Summary: Organizations can become organizations that improve their governing variables. Inducing this is very tricky. Events that can induce double-loop learning in an organization include a change to leaders which value reflection and dialogue, and the introduction of software tools, such as systems which are used for prediction, which then provide feedback.

Double-loop learning is a method to improve learning of organizations, taking into account the learning process itself.

Auqui-Caceres & Furlan 2023 review the evidence on double-loop learning.

They report on several interventions:

[…] these studies maintain that the most prominent barrier to generate DLL is defensive reasoning and routines (Bochman & Kroth, 2010; Clarke, 2006; Kwon & Nicolaides, 2017; Sisaye & Birnberg, 2010; Stavropoulou et al., 2015; Sterman, 1994; Wong, 2005), which are produced by participants in DLL processes, whenever assumptions underlying taken-for-granted procedures, practices, or policies are challenged. Although people are aware that they should not use defensive reasoning to deal with daily work difficulties and challenges (Thornhill & Amit, 2003), they still use them to avoid losing control and dealing with embarrassment (Mordaunt, 2006).

—Auqui-Caceres & Furlan, “Revitalizing double-loop learning in organizational contexts: A systematic review and research agenda” p. 14, 2023


  1. Is it better to perform elaborative interrogation verbally, or is it as good to write things down?
  2. What is the optimal amount of "going back to the basics" to deepen understanding over time?
    1. Spaced repetition schedules are one suggestion, but they're only geared towards remembering, not deepening understanding.
  3. Do people generalize within judgmental forecasting, across question asking domains?
  4. Why do all papers I've found to gravitate to the "better learning techniques" bucket?
  5. Which techniques do really successful consultancies or investment firms use for problem-solving ability?

My Impression of the Literature

After spending a dozen hours researching this area, my current impression is that this is something that too many different fields are interested in; among them are business people, military psychologists, education researchers, neuroscientists, cognitive psychologists…

This results in a wild outgrowth of terminology: "transfer of learning", "learning to learn", "deutero-learning", "double-loop learning", "design thinking", "adaptive learning" &c. In my research I don't think I've encountered a paper being cited by two different papers, which suggests there's more than a thousand papers grasping at the same question of transfer learning.

I've created an (incomplete) spreadsheet with the relevant papers from the literature that I could find.

See Also

  1. Since everything is judgmental-forecasting-shaped, one could test this by letting forecasters elaborate on their forecasts and at resolution time analyse their elaborations. I've tried doing this but it fell off for other projects. 

  2. These two techniques are treated separately in the paper, but as far as I can tell mostly for historical reasons. 

  3. Judging from Dunlosky et al. 2017 the participants in the various studies were asked to verbally explain their reasoning. It's not said how writing the explanation instead of saying it compares. 

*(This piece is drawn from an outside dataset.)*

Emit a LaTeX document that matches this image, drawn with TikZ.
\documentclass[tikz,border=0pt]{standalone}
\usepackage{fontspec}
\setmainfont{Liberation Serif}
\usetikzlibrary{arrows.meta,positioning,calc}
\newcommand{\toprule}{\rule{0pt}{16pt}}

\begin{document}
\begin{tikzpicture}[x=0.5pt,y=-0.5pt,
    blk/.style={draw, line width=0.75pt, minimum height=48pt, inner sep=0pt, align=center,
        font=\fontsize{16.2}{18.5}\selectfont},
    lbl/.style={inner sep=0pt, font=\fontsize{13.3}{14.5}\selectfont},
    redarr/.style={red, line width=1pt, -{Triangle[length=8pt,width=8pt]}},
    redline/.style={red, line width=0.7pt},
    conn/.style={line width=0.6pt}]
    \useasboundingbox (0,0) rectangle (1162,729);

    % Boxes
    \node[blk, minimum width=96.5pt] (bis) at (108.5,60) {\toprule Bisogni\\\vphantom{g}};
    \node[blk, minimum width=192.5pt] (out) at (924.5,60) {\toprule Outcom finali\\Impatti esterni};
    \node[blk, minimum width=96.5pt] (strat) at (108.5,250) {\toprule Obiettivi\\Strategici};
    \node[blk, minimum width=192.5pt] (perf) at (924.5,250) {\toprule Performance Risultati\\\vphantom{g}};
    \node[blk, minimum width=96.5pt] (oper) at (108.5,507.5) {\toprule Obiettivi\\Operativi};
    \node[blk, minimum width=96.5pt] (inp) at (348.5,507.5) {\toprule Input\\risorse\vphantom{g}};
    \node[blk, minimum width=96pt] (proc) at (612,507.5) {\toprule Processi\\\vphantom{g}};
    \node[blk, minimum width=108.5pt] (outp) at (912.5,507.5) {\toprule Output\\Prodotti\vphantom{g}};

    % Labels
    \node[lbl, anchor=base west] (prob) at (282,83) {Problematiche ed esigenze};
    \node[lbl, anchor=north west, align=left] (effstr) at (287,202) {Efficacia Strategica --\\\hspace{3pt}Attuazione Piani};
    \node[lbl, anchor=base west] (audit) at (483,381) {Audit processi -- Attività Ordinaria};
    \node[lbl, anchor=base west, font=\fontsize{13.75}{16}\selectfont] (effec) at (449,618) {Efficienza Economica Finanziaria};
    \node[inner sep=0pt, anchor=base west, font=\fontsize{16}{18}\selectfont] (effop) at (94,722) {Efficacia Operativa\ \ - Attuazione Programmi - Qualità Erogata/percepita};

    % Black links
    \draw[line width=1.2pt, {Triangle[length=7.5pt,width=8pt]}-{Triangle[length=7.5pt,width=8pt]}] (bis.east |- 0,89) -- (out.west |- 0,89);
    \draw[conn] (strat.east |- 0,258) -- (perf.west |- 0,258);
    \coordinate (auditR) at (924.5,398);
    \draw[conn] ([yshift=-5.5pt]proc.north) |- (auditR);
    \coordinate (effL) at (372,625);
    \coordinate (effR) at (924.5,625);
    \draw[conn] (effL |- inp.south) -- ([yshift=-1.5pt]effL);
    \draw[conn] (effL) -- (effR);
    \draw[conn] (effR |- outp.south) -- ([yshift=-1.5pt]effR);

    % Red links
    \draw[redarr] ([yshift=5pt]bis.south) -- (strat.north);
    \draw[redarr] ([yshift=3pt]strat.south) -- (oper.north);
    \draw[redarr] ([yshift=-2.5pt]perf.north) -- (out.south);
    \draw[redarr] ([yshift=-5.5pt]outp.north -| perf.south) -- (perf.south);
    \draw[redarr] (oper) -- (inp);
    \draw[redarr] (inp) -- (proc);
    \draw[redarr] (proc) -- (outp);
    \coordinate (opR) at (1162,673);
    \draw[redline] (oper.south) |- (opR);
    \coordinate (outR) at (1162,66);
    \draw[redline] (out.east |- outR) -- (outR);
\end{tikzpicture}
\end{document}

  4. This is supported by the theory of transfer-appropriate processing, which puts an especially strong emphasis on the encoding and retrieval of learned information. As far as I understand, the recapitulation of basic knowledge in the context of more advanced knowledge allows for a more accurate re-encoding of the basic knowledge. This also tracks with my experience of learning mathematics: I've gotten more mileage out of understanding basic concepts deeply (e.g. how probabilities, logits and bits fit together), than understanding more advanced concepts shallowly.